Robina Jalali, a 25-year-old former Olympic runner, is a candidate for the Afghan parliament and hopes to bring a new voice to the country's conservative body.

"I let her go out and do sports," Jamaludin said. "I ignored all the comments of people who told me not to allow my daughter to travel outside Afghanistan, that as a woman it was a disgrace."

Jalali said she traveled to more than 30 international track meets. In Athens, she was one of two women on the five-member Afghan Olympic squad, lining up in her 100-meter heat, her only race, against U.S. star Gail Devers. She finished in 14.14 seconds, far behind the winning pace of 10.93. In Beijing, she was Afghanistan's only woman, and she insisted on running in a hijab, a traditional Muslim head scarf. After both Olympics, she was hailed as a hero by the international media - if not at home.

"I did not have popular support," she said. "People spoke ill of me going on trips."

Jalali's bid for office has been criticized by an unlikely source: fellow women who complain that she is an opportunist with a sparse résumé. A local newspaper recently projected her as one of the nine women likely to win a seat among the 90 running in Kabul, but not everyone is convinced she is ready to govern.

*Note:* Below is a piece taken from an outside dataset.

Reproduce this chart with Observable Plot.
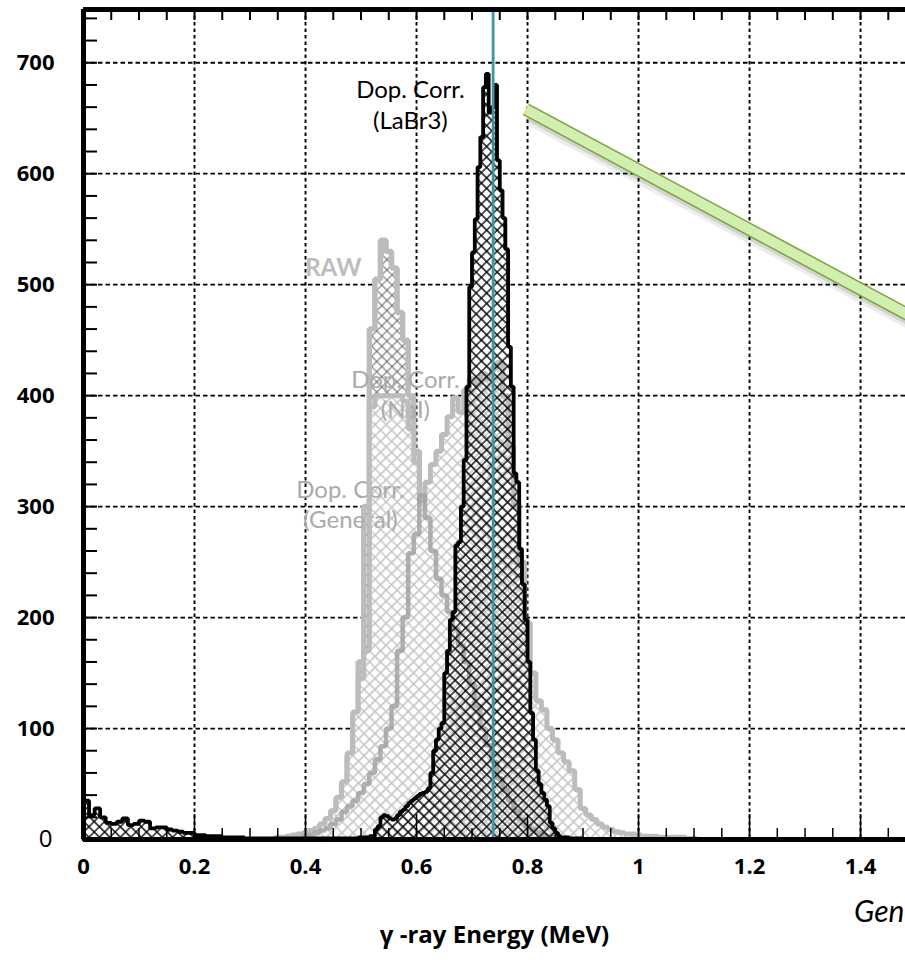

"If you want to run for modeling, you need a pretty face and wonderful body," said Shukira Barakzai, a leading female member of parliament. "But for parliament, the criteria is different. This time women think anyone can be a member of parliament. Well, they take the seat but how can they work? They don't know the constitution, they don't know about the budget, they don't know anything about our oversight job."

Jalali said she has gained valuable experience working with her father's nonprofit organization, which teaches poor women how to sew, and three years working as a secretary at Kabul Bank. She brushes off persistent rumors that Kabul Bank executives are bankrolling her campaign as part of a pro-Karzai bloc of candidates. The only people funding her, Jalali insists, are family members.

But Barakzai makes a valid point: Being a female legislator isn't easy. In 2009, the parliament approved the Shia Personal Status Law, which mandated that Shiite women could not refuse their husbands' sexual demands or get an education without their husbands' permission. Barakzai spoke against the law, but most of her female colleagues, under intense pressure, voted in favor of it.

With Karzai said to be seeking reconciliation with the Taliban, the ability of female legislators to enshrine women's rights is critical. Jalali said that her past performance is good measure for the resolve she would show in parliament. In 2008, she agreed to run on the Olympic team after Afghan sprinter Mehbooba Ahadyar received death threats and sought asylum in Norway.

"Fear is something I lived with every day," she said. "If I caved to fear and left the country, what would happen to all the Afghans who were left behind? What kind of role model would I be?"

Jalali recently presided over a 32-team cricket tournament organized by her campaign. Wearing a slim-cut black pant suit, matching heels and a red-green-and-black hijab, Jalali removed over-sized sunglasses and addressed the players, telling them she was proud of their athletic accomplishments.

Then, a young man handed her a cricket bat and motioned her to the batter's box. He wound up and delivered a half-speed pitch, which Jalali promptly smacked over his head. She laughed, and the men around her applauded.